* Begin Stored data *

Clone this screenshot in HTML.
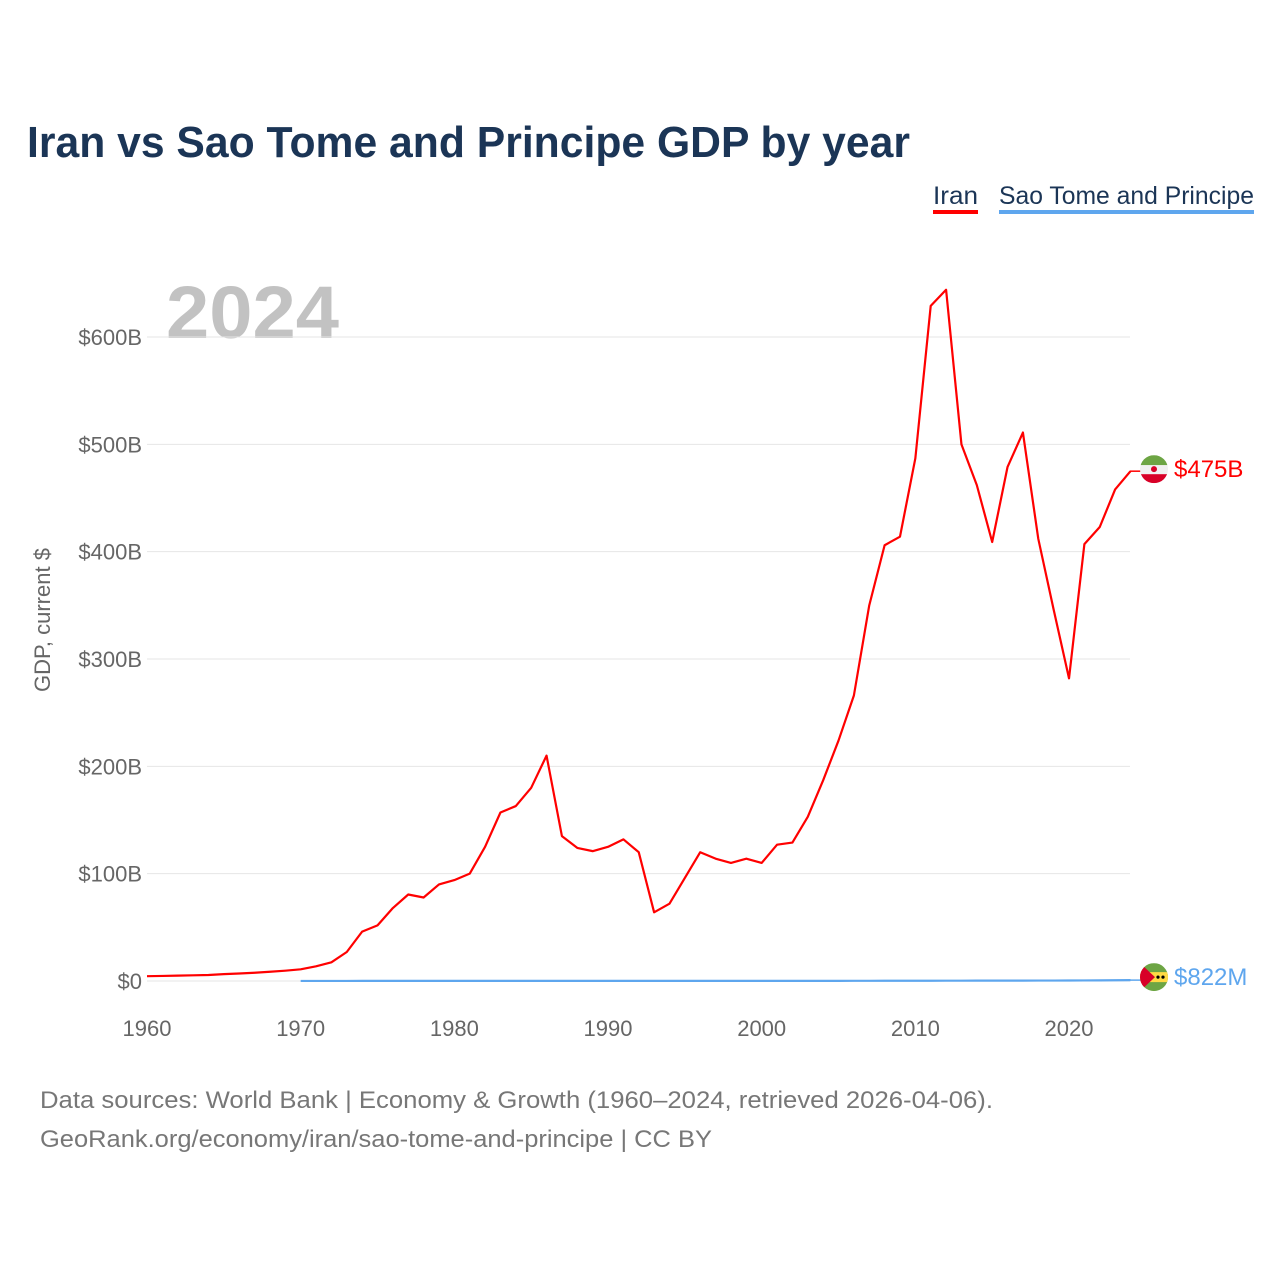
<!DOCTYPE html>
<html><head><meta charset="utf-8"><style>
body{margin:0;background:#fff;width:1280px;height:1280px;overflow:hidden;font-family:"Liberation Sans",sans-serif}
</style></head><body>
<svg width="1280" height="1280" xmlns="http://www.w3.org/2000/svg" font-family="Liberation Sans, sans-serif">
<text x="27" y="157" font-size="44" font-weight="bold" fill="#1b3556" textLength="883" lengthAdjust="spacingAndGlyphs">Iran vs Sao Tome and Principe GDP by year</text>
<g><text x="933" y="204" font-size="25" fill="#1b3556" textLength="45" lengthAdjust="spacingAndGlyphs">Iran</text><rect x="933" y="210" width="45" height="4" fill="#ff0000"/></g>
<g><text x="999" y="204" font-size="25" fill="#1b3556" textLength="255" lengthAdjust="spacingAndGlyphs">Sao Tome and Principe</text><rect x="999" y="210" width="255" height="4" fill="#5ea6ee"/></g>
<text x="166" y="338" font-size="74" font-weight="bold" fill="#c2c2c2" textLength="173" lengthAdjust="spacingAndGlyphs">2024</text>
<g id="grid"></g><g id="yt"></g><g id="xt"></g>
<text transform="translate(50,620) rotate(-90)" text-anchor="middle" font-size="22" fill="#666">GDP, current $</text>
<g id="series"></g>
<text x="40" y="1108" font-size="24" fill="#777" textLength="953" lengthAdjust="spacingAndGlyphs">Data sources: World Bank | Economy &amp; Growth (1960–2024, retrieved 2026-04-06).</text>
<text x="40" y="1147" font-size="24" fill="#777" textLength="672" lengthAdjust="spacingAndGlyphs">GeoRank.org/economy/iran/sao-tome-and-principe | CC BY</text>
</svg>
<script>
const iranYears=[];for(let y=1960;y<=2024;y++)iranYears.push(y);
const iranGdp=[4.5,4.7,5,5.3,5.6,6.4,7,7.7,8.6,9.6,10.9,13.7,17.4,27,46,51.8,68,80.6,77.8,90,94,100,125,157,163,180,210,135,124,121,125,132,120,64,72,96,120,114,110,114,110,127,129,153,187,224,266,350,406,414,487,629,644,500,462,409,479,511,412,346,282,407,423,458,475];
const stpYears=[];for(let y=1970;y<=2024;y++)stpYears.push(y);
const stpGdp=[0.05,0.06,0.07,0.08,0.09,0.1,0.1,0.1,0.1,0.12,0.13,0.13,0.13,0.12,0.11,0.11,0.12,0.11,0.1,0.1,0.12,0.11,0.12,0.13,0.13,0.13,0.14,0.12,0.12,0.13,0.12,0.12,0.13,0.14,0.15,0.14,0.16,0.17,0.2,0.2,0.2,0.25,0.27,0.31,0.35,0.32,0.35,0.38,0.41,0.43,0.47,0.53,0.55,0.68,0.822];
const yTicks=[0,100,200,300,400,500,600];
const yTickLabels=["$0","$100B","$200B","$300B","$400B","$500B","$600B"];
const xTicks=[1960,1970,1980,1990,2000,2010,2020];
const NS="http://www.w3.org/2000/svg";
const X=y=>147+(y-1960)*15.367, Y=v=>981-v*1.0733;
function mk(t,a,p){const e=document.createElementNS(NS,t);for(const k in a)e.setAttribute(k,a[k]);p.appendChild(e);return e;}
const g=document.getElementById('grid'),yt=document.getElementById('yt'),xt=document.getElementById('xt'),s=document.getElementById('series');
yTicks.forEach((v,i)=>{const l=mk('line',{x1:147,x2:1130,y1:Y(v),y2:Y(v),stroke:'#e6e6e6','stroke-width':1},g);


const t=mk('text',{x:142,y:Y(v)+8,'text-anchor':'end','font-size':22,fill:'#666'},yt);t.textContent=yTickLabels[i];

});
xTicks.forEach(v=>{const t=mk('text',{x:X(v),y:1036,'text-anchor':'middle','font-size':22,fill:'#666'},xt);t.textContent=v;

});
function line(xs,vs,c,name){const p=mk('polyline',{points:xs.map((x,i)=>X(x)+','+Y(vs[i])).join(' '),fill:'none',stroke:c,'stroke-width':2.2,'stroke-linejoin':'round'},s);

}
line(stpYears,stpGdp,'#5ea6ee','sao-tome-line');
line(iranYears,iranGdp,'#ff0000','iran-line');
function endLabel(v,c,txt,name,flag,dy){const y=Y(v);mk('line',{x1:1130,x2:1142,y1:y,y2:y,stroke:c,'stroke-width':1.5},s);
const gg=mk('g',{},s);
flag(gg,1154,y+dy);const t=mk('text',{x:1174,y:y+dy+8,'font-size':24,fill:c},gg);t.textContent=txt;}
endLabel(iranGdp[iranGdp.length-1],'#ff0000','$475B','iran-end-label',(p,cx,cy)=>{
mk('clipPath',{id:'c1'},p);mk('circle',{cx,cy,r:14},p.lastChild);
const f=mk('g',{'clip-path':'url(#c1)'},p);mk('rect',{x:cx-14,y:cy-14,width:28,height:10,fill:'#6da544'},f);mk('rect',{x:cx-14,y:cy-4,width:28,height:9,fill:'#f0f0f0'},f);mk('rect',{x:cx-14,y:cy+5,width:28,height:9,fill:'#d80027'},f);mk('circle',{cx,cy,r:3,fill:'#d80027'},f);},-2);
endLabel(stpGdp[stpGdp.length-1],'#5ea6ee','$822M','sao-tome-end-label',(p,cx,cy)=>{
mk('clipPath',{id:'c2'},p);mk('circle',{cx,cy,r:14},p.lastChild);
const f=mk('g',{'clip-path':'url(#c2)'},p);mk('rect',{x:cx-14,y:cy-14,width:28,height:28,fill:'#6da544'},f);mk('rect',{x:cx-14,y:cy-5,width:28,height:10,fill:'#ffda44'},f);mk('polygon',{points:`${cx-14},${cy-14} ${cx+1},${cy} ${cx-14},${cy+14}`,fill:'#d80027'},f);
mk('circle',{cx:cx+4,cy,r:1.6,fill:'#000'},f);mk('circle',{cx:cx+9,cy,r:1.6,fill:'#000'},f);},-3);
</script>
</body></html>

* End Stored data *

Task to complete: Repeat the material above in full and unchanged, minus its images.

Written response:
Clone this screenshot in HTML.
<!DOCTYPE html>
<html><head><meta charset="utf-8"><style>
body{margin:0;background:#fff;width:1280px;height:1280px;overflow:hidden;font-family:"Liberation Sans",sans-serif}
</style></head><body>
<svg width="1280" height="1280" xmlns="http://www.w3.org/2000/svg" font-family="Liberation Sans, sans-serif">
<text x="27" y="157" font-size="44" font-weight="bold" fill="#1b3556" textLength="883" lengthAdjust="spacingAndGlyphs">Iran vs Sao Tome and Principe GDP by year</text>
<g><text x="933" y="204" font-size="25" fill="#1b3556" textLength="45" lengthAdjust="spacingAndGlyphs">Iran</text><rect x="933" y="210" width="45" height="4" fill="#ff0000"/></g>
<g><text x="999" y="204" font-size="25" fill="#1b3556" textLength="255" lengthAdjust="spacingAndGlyphs">Sao Tome and Principe</text><rect x="999" y="210" width="255" height="4" fill="#5ea6ee"/></g>
<text x="166" y="338" font-size="74" font-weight="bold" fill="#c2c2c2" textLength="173" lengthAdjust="spacingAndGlyphs">2024</text>
<g id="grid"></g><g id="yt"></g><g id="xt"></g>
<text transform="translate(50,620) rotate(-90)" text-anchor="middle" font-size="22" fill="#666">GDP, current $</text>
<g id="series"></g>
<text x="40" y="1108" font-size="24" fill="#777" textLength="953" lengthAdjust="spacingAndGlyphs">Data sources: World Bank | Economy &amp; Growth (1960–2024, retrieved 2026-04-06).</text>
<text x="40" y="1147" font-size="24" fill="#777" textLength="672" lengthAdjust="spacingAndGlyphs">GeoRank.org/economy/iran/sao-tome-and-principe | CC BY</text>
</svg>
<script>
const iranYears=[];for(let y=1960;y<=2024;y++)iranYears.push(y);
const iranGdp=[4.5,4.7,5,5.3,5.6,6.4,7,7.7,8.6,9.6,10.9,13.7,17.4,27,46,51.8,68,80.6,77.8,90,94,100,125,157,163,180,210,135,124,121,125,132,120,64,72,96,120,114,110,114,110,127,129,153,187,224,266,350,406,414,487,629,644,500,462,409,479,511,412,346,282,407,423,458,475];
const stpYears=[];for(let y=1970;y<=2024;y++)stpYears.push(y);
const stpGdp=[0.05,0.06,0.07,0.08,0.09,0.1,0.1,0.1,0.1,0.12,0.13,0.13,0.13,0.12,0.11,0.11,0.12,0.11,0.1,0.1,0.12,0.11,0.12,0.13,0.13,0.13,0.14,0.12,0.12,0.13,0.12,0.12,0.13,0.14,0.15,0.14,0.16,0.17,0.2,0.2,0.2,0.25,0.27,0.31,0.35,0.32,0.35,0.38,0.41,0.43,0.47,0.53,0.55,0.68,0.822];
const yTicks=[0,100,200,300,400,500,600];
const yTickLabels=["$0","$100B","$200B","$300B","$400B","$500B","$600B"];
const xTicks=[1960,1970,1980,1990,2000,2010,2020];
const NS="http://www.w3.org/2000/svg";
const X=y=>147+(y-1960)*15.367, Y=v=>981-v*1.0733;
function mk(t,a,p){const e=document.createElementNS(NS,t);for(const k in a)e.setAttribute(k,a[k]);p.appendChild(e);return e;}
const g=document.getElementById('grid'),yt=document.getElementById('yt'),xt=document.getElementById('xt'),s=document.getElementById('series');
yTicks.forEach((v,i)=>{const l=mk('line',{x1:147,x2:1130,y1:Y(v),y2:Y(v),stroke:'#e6e6e6','stroke-width':1},g);


const t=mk('text',{x:142,y:Y(v)+8,'text-anchor':'end','font-size':22,fill:'#666'},yt);t.textContent=yTickLabels[i];

});
xTicks.forEach(v=>{const t=mk('text',{x:X(v),y:1036,'text-anchor':'middle','font-size':22,fill:'#666'},xt);t.textContent=v;

});
function line(xs,vs,c,name){const p=mk('polyline',{points:xs.map((x,i)=>X(x)+','+Y(vs[i])).join(' '),fill:'none',stroke:c,'stroke-width':2.2,'stroke-linejoin':'round'},s);

}
line(stpYears,stpGdp,'#5ea6ee','sao-tome-line');
line(iranYears,iranGdp,'#ff0000','iran-line');
function endLabel(v,c,txt,name,flag,dy){const y=Y(v);mk('line',{x1:1130,x2:1142,y1:y,y2:y,stroke:c,'stroke-width':1.5},s);
const gg=mk('g',{},s);
flag(gg,1154,y+dy);const t=mk('text',{x:1174,y:y+dy+8,'font-size':24,fill:c},gg);t.textContent=txt;}
endLabel(iranGdp[iranGdp.length-1],'#ff0000','$475B','iran-end-label',(p,cx,cy)=>{
mk('clipPath',{id:'c1'},p);mk('circle',{cx,cy,r:14},p.lastChild);
const f=mk('g',{'clip-path':'url(#c1)'},p);mk('rect',{x:cx-14,y:cy-14,width:28,height:10,fill:'#6da544'},f);mk('rect',{x:cx-14,y:cy-4,width:28,height:9,fill:'#f0f0f0'},f);mk('rect',{x:cx-14,y:cy+5,width:28,height:9,fill:'#d80027'},f);mk('circle',{cx,cy,r:3,fill:'#d80027'},f);},-2);
endLabel(stpGdp[stpGdp.length-1],'#5ea6ee','$822M','sao-tome-end-label',(p,cx,cy)=>{
mk('clipPath',{id:'c2'},p);mk('circle',{cx,cy,r:14},p.lastChild);
const f=mk('g',{'clip-path':'url(#c2)'},p);mk('rect',{x:cx-14,y:cy-14,width:28,height:28,fill:'#6da544'},f);mk('rect',{x:cx-14,y:cy-5,width:28,height:10,fill:'#ffda44'},f);mk('polygon',{points:`${cx-14},${cy-14} ${cx+1},${cy} ${cx-14},${cy+14}`,fill:'#d80027'},f);
mk('circle',{cx:cx+4,cy,r:1.6,fill:'#000'},f);mk('circle',{cx:cx+9,cy,r:1.6,fill:'#000'},f);},-3);
</script>
</body></html>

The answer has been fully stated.